The cuts in corporation tax will, over time, be quite significant. The rise in the threshold at which employers pay NI will encourage investment and employment in the private sector.
The fact that businesses are seeing taxes fall at a time of austerity does indicate how serious the chancellor is about re-balancing the economy.
One possible doubt relates to the fact that corporate profits have been rising faster than wages for some time. This would suggest that, actually, the economy needs higher, not lower corporation tax. But we realise this is a radical argument, and in any case the argument about the relationship between wages and profits is more relevant in Germany and China, than it is in Britain
For entrepreneurs this was a good budget. They will now be able to sell their business for £5m, and only pay 10 per cent tax. (In his last budget Mr Darling put the limit at £2m.) The small companies’ tax rate will be reduced to 20 per cent, and rules on employers NI contributions for new businesses are being softened quite significantly.
Capital gains tax (CGT) is to rise from 18 to 28 per cent for higher tax payers. The move has come in for some criticism.
Firstly, some say the rises don’t go far enough. Why should CGT be less than income tax? The counter argument seems to be that had this tax rate risen higher, tax receipts would have fallen.
Don’t forget, a few years ago you paid CGT at 40 per cent.
Others say the chancellor should have offered some kind of taper relief, so that CGT is less for people who make long-term investments. Under the new rules, CGT on shorter profits, made for example from derivatives, will be the same as CGT on profits that are arguably better for the economy.
Spending cuts are to be massive, and it is surprising that more has not been made of this across the media. Most departments are to cut spending by a whopping 25 per cent.

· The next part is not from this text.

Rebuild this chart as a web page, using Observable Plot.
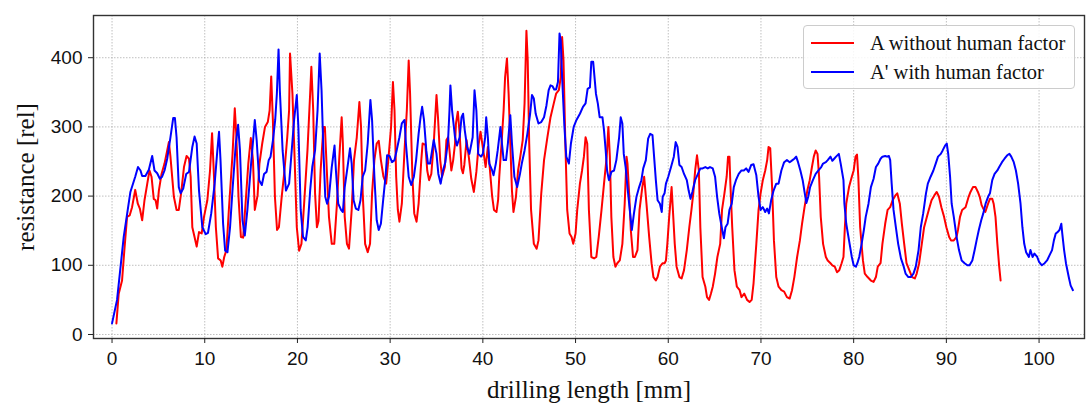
<!DOCTYPE html>
<html>
<head>
<meta charset="utf-8">
<script src="https://cdn.jsdelivr.net/npm/d3@7"></script>
<script src="https://cdn.jsdelivr.net/npm/@observablehq/plot@0.6"></script>
<style>
  html, body { margin: 0; padding: 0; background: #fff; }
  #wrap { position: relative; width: 1087px; height: 403px; }
  #legend { position: absolute; left: 803px; top: 25px; width: 272px; height: 64px;
    border: 1px solid #cccccc; border-radius: 4px; background: rgba(255,255,255,0.85); box-sizing: border-box; }
  .lg-line { position: absolute; left: 7px; width: 43px; height: 2px; }
  .lg-text { position: absolute; left: 66px; font-family: "Liberation Serif", "Times New Roman", serif;
    font-size: 20.5px; line-height: 20.5px; color: #111; white-space: nowrap; }
</style>
</head>
<body>
<div id="wrap"></div>
<script>
// Series A: without human factor (red)
const aMm = [0.47,0.72,1.08,1.33,1.62,1.9,2.16,2.5,2.78,3.0,3.25,3.5,3.8,4.04,4.26,4.5,4.7,4.87,5.05,5.34,5.66,5.95,6.13,6.3,6.67,6.96,7.2,7.47,7.76,8.04,8.3,8.48,8.66,8.9,9.13,9.38,9.67,9.92,10.28,10.57,10.79,11.0,11.2,11.44,11.72,11.9,12.1,12.34,12.6,13.0,13.24,13.4,13.64,13.9,14.14,14.4,14.7,14.97,15.2,15.4,15.7,15.9,16.2,16.5,16.8,17.0,17.17,17.35,17.57,17.8,18.0,18.3,18.6,18.9,19.1,19.2,19.46,19.7,19.93,20.18,20.43,20.72,21.08,21.37,21.5,21.7,21.9,22.1,22.27,22.5,22.8,22.96,23.2,23.4,23.7,23.97,24.26,24.5,24.77,24.9,25.1,25.34,25.56,25.85,26.1,26.4,26.68,26.86,27.04,27.3,27.58,27.83,28.05,28.3,28.55,28.77,29.0,29.28,29.57,29.8,30.1,30.3,30.47,30.65,30.83,31.0,31.26,31.55,31.8,32.0,32.15,32.4,32.6,32.85,33.07,33.36,33.5,33.8,34.0,34.2,34.44,34.7,35.0,35.16,35.4,35.6,35.9,36.07,36.25,36.4,36.6,36.8,37.0,37.1,37.3,37.5,37.7,37.85,38.0,38.24,38.5,38.75,39.03,39.3,39.55,39.75,40.0,40.3,40.54,40.75,41.0,41.2,41.47,41.65,41.77,42.06,42.24,42.4,42.6,42.78,42.96,43.14,43.3,43.57,43.8,44.04,44.3,44.5,44.7,44.84,45.0,45.2,45.5,45.8,46.0,46.3,46.6,46.96,47.3,47.65,47.9,48.2,48.4,48.55,48.7,48.9,49.1,49.35,49.57,49.75,50.0,50.18,50.47,50.7,50.9,51.08,51.26,51.44,51.7,52.0,52.24,52.5,52.8,53.07,53.36,53.54,53.7,53.86,54.08,54.3,54.5,54.77,55.05,55.3,55.5,55.6,55.8,55.96,56.2,56.4,56.68,56.9,57.2,57.4,57.65,57.94,58.2,58.4,58.66,58.85,59.1,59.4,59.6,59.75,59.9,60.1,60.36,60.5,60.7,60.9,61.2,61.44,61.7,62.0,62.27,62.5,62.7,62.9,63.1,63.3,63.46,63.7,64.0,64.18,64.4,64.6,64.8,65.05,65.3,65.6,65.8,66.06,66.3,66.45,66.6,66.7,66.9,67.14,67.4,67.7,67.9,68.2,68.5,68.77,69.0,69.2,69.5,69.74,69.96,70.2,70.46,70.67,70.82,71.0,71.2,71.4,71.65,71.9,72.2,72.5,72.8,73.1,73.35,73.6,73.9,74.2,74.43,74.7,75.0,75.26,75.5,75.7,75.9,76.1,76.27,76.45,76.7,77.0,77.2,77.5,77.7,77.96,78.2,78.45,78.7,78.9,79.05,79.2,79.5,79.8,80.0,80.2,80.36,80.5,80.7,81.0,81.2,81.5,81.86,82.15,82.4,82.6,82.9,83.1,83.4,83.66,83.94,84.2,84.5,84.7,84.98,85.2,85.45,85.7,86.0,86.3,86.6,86.8,87.06,87.35,87.6,87.9,88.1,88.4,88.7,88.96,89.2,89.46,89.75,90.0,90.3,90.5,90.8,91.1,91.25,91.47,91.7,92.07,92.4,92.6,92.87,93.15,93.4,93.6,93.8,94.05,94.2,94.5,94.7,94.95,95.1,95.3,95.5,95.7,95.85];
const aRes = [16,59,78,122,170,172,184,209,189,182,165,194,218,237,228,196,194,182,208,232,247,266,278,257,199,180,180,206,242,258,254,228,155,141,127,148,146,170,194,237,291,228,155,110,107,98,112,122,180,261,327,290,199,141,140,189,247,284,252,180,201,247,276,300,307,324,373,310,199,151,155,199,237,285,324,406,348,252,155,121,131,189,266,348,387,324,204,155,164,237,300,300,228,170,131,131,189,252,314,276,170,131,124,180,252,285,336,300,204,131,119,131,204,252,276,280,252,228,218,252,300,365,324,228,180,163,189,266,324,396,348,228,175,163,189,252,276,274,237,223,232,276,346,314,252,228,242,281,285,266,237,252,276,305,322,290,240,233,245,281,255,225,206,235,275,293,270,242,271,240,200,180,177,195,228,285,324,372,399,348,276,208,177,199,237,257,281,334,439,396,276,180,131,124,136,204,252,285,314,334,348,353,372,430,396,276,180,146,141,131,146,180,218,237,257,285,276,180,112,110,112,141,180,218,257,300,257,170,112,98,103,107,131,189,257,247,199,151,112,112,122,180,213,228,189,141,103,83,78,83,98,103,103,107,131,170,213,180,131,98,83,81,93,122,155,180,204,237,259,237,155,83,69,54,50,59,69,88,112,131,180,204,228,257,257,218,155,93,69,64,54,59,50,47,50,74,131,180,204,223,237,252,271,269,213,136,83,69,64,62,54,52,64,83,112,136,160,184,208,223,242,257,266,261,228,170,131,112,107,103,100,98,90,93,103,112,155,189,213,228,237,257,260,228,155,107,88,83,78,76,83,98,103,131,160,180,184,194,201,204,189,160,131,103,93,83,81,88,103,131,155,170,180,194,201,206,199,184,170,155,141,136,136,141,151,170,180,184,199,206,213,213,206,199,187,180,177,189,196,196,189,170,131,98,78];

// Series A': with human factor (blue)
const bMm = [0,0.54,1.26,1.98,2.5,2.8,3.07,3.25,3.6,3.97,4.33,4.58,4.87,5.16,5.4,5.66,5.95,6.3,6.6,6.78,6.96,7.2,7.4,7.68,8.0,8.3,8.66,8.9,9.13,9.38,9.74,10.1,10.35,10.7,11.07,11.36,11.54,11.7,11.98,12.2,12.45,12.73,12.99,13.35,13.6,13.8,14.07,14.32,14.6,14.97,15.22,15.4,15.6,15.87,16.16,16.4,16.67,16.9,17.1,17.36,17.6,17.78,17.96,18.1,18.4,18.76,19.1,19.3,19.64,19.93,20.1,20.35,20.6,20.9,21.1,21.37,21.6,21.9,22.17,22.4,22.6,22.8,23.0,23.2,23.4,23.7,24.0,24.15,24.4,24.7,24.9,25.1,25.4,25.67,25.85,26.06,26.3,26.57,26.8,27.04,27.3,27.58,27.87,28.05,28.3,28.55,28.77,29.0,29.28,29.5,29.67,29.93,30.2,30.47,30.7,31.0,31.26,31.55,31.7,32.0,32.27,32.56,32.8,33.07,33.28,33.45,33.65,33.9,34.08,34.3,34.5,34.7,35.0,35.2,35.45,35.7,35.95,36.25,36.4,36.5,36.68,37.0,37.2,37.5,37.7,37.87,38.05,38.3,38.55,38.77,38.9,39.1,39.3,39.5,39.8,40.0,40.25,40.36,40.54,40.7,41.0,41.15,41.4,41.6,41.9,42.06,42.24,42.5,42.7,42.96,43.14,43.4,43.7,44.0,44.2,44.5,44.8,45.1,45.3,45.5,45.7,46.0,46.3,46.6,46.86,47.1,47.3,47.5,47.7,47.9,48.1,48.27,48.4,48.55,48.8,49.0,49.28,49.5,49.8,50.1,50.47,50.8,51.08,51.3,51.55,51.7,51.9,52.2,52.4,52.6,52.9,53.07,53.25,53.4,53.6,53.86,54.15,54.4,54.7,54.87,55.05,55.2,55.4,55.6,55.85,56.07,56.3,56.57,56.86,57.1,57.3,57.58,57.83,58.05,58.3,58.5,58.66,58.85,59.1,59.3,59.4,59.6,59.75,60.0,60.3,60.6,60.8,61.0,61.2,61.44,61.7,62.0,62.2,62.4,62.6,62.9,63.2,63.46,63.7,64.0,64.26,64.5,64.8,65.05,65.27,65.5,65.77,66.0,66.17,66.4,66.6,66.85,67.07,67.3,67.6,67.9,68.15,68.4,68.66,68.95,69.2,69.5,69.74,69.96,70.2,70.46,70.67,70.86,71.1,71.36,71.65,71.9,72.2,72.5,72.8,73.1,73.4,73.6,73.8,74.0,74.25,74.5,74.7,74.9,75.1,75.3,75.6,75.9,76.2,76.5,76.7,77.0,77.2,77.5,77.7,77.9,78.1,78.4,78.6,78.9,79.0,79.2,79.5,79.8,80.0,80.25,80.4,80.6,80.86,81.1,81.3,81.6,81.86,82.15,82.4,82.65,82.9,83.1,83.4,83.6,83.8,83.94,84.1,84.3,84.55,84.8,85.1,85.4,85.6,85.9,86.16,86.45,86.7,87.0,87.24,87.5,87.8,88.0,88.3,88.6,88.85,89.1,89.4,89.6,89.86,90.04,90.2,90.4,90.57,90.8,91.1,91.36,91.65,91.97,92.26,92.5,92.8,93.05,93.26,93.5,93.76,93.98,94.23,94.5,94.7,94.95,95.2,95.5,95.7,96.0,96.27,96.56,96.8,97.0,97.27,97.5,97.74,98.0,98.2,98.4,98.6,98.9,99.07,99.3,99.5,99.8,100.0,100.3,100.6,100.86,101.15,101.4,101.6,101.8,102.0,102.2,102.4,102.5,102.7,102.9,103.2,103.4,103.65];
const bRes = [16,50,141,206,228,242,237,229,229,238,258,237,233,225,228,237,254,285,313,313,285,213,204,211,232,235,271,286,276,208,155,145,147,175,218,266,293,252,160,121,119,155,208,276,303,266,165,143,180,242,281,310,281,223,216,232,235,252,257,281,310,348,412,353,266,208,218,252,310,346,300,180,141,136,155,208,242,266,324,406,353,266,199,189,199,242,273,237,189,180,177,213,242,269,247,194,182,180,194,228,237,276,339,310,228,165,151,160,199,228,259,258,249,252,266,285,305,310,276,228,216,228,252,290,314,329,310,266,247,247,264,281,261,232,218,237,249,281,324,360,324,285,273,285,314,319,295,271,261,276,285,353,324,261,257,261,285,314,285,247,237,230,247,266,300,276,252,252,276,317,276,228,213,232,247,266,290,319,346,341,319,305,307,314,331,353,360,359,354,354,365,435,425,372,300,257,247,276,300,310,319,329,334,355,357,394,394,348,334,314,314,295,266,237,223,235,237,252,285,314,305,261,242,213,180,151,175,199,213,223,240,252,283,290,288,252,223,194,189,177,199,204,218,228,242,257,278,271,245,242,232,223,208,196,206,223,232,240,240,242,240,242,240,228,199,175,155,139,155,160,180,189,213,223,232,237,237,240,235,245,246,230,199,180,184,177,182,175,194,208,218,218,237,249,252,249,252,254,257,249,237,223,206,190,199,213,223,232,237,242,247,249,252,257,251,254,257,261,247,223,189,160,136,112,100,98,103,112,131,151,170,189,213,225,242,247,254,257,258,257,258,252,218,180,155,131,110,98,88,83,83,88,98,122,155,175,204,218,228,237,247,257,261,266,273,276,261,228,189,170,141,122,107,103,100,100,107,122,136,151,165,175,189,199,204,223,232,237,242,249,254,259,261,257,249,237,218,189,155,131,119,112,122,112,117,112,105,100,103,107,115,122,136,146,148,151,160,146,122,103,83,71,64];

const xTicks = [0,10,20,30,40,50,60,70,80,90,100];
const yTicks = [0,100,200,300,400];
const xLabel = "drilling length [mm]";
const yLabel = "resistance [rel]";
const seriesNames = ["A without human factor", "A' with human factor"];
const seriesColors = ["#ff0000", "#0000ff"];

const A = aMm.map((x, i) => ({x, y: aRes[i]}));
const B = bMm.map((x, i) => ({x, y: bRes[i]}));

const serif = "'Liberation Serif', 'Times New Roman', serif";

const chart = Plot.plot({
  width: 1087,
  height: 403,
  marginLeft: 93,
  marginRight: 3,
  marginTop: 15,
  marginBottom: 65,
  x: {domain: [-2, 104.9]},
  y: {domain: [-5.8, 461]},
  style: {fontFamily: "'Liberation Sans', Arial, sans-serif", fontSize: "19px", background: "white", color: "#111"},
  marks: [
    Plot.gridX(xTicks, {stroke: "#b0b0b0", strokeOpacity: 1, strokeWidth: 0.8, strokeDasharray: "1.5,1.5"}),
    Plot.gridY(yTicks, {stroke: "#b0b0b0", strokeOpacity: 1, strokeWidth: 0.8, strokeDasharray: "1.5,1.5"}),
    Plot.line(A, {x: "x", y: "y", stroke: seriesColors[0], strokeWidth: 2}),
    Plot.line(B, {x: "x", y: "y", stroke: seriesColors[1], strokeWidth: 2}),
    Plot.frame({stroke: "#333", strokeWidth: 1.4}),
    Plot.axisX(xTicks, {tickSize: 5, tickPadding: 8, label: null, fontSize: 19, stroke: "#222"}),
    Plot.axisY(yTicks, {tickSize: 5, tickPadding: 6, label: null, fontSize: 19, stroke: "#222"}),
    Plot.text([xLabel], {frameAnchor: "bottom", textAnchor: "middle", lineAnchor: "middle", dy: 51, fontFamily: serif, fontSize: 25, fill: "#111"}),
    Plot.text([yLabel], {frameAnchor: "left", textAnchor: "middle", lineAnchor: "middle", rotate: -90, dx: -68, fontFamily: serif, fontSize: 25, fill: "#111"})
  ]
});

const wrap = document.getElementById("wrap");
wrap.appendChild(chart);

const legend = document.createElement("div");
legend.id = "legend";
const rows = [{top: 16.7, ttop: 7.1}, {top: 45.7, ttop: 35.8}];
seriesNames.forEach((name, i) => {
  const ln = document.createElement("div");
  ln.className = "lg-line";
  ln.style.top = (rows[i].top - 1) + "px";
  ln.style.background = seriesColors[i];
  legend.appendChild(ln);
  const tx = document.createElement("div");
  tx.className = "lg-text";
  tx.style.top = rows[i].ttop + "px";
  tx.textContent = name;
  legend.appendChild(tx);
});
wrap.appendChild(legend);
</script>
</body>
</html>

There is no getting away from this, job losses will result. The question is, will these jobs be replaced by new ones in the private sector?
Expect it to hurt for a few years. It will take time for the economy to re-balance. Export sectors are not going to start hiring straight away. Don’t expect a sudden explosion in investment.
The danger lies in the possibility that the re-balance never occurs.
We are concerned that all governments, except for the US, are banging the same drum, the drum that says fiscal cuts. Such global austerity drives are without precedent. It always worries us when a consensus emerges and the counter view is ignored.
This proved to be a problem in the last decade, it may be a problem now. Five years ago, warning about debt or predictions of a banking crisis were laughed at. Now it is those who say we need to carry on spending that are laughed at.
If the UK was acting in isolation that would be fine, but we are not, and that’s the problem.
Keynesian economics has become a joke. This is tragic. Keynes’s big ideas concerned what to do in a depression. His ideas have never been adopted. Except, it could be argued, during the Second World War, when UK government debt hit 250 per cent of GDP and his policies were adopted by mistake.
For 25 years after the Second World War, Keynesian economics was the only economics there was. The result was something of a disaster, at least for the UK. But Keynes never did argue for spending just to smooth out the economic cycle. It is doubtful the great man would have agreed with the use of his ideas during the 1950s, 1960s or 1970s. Indeed, some economists argue that Keynes was not a Keynesian.
Right now is the only time since Keynes’s ideas were published that has mirrored the period in which he developed his ideas.
But Keynes was also concerned with what should be done in times of global imbalances. He wanted to force trade surplus countries to buy more. Those ideas are precisely what the world needs now.
The big danger with Osborne’s plan is that everyone else wants to do something similar. And when every country tries to spend less, invest more, import less and export more, the result is economic depression.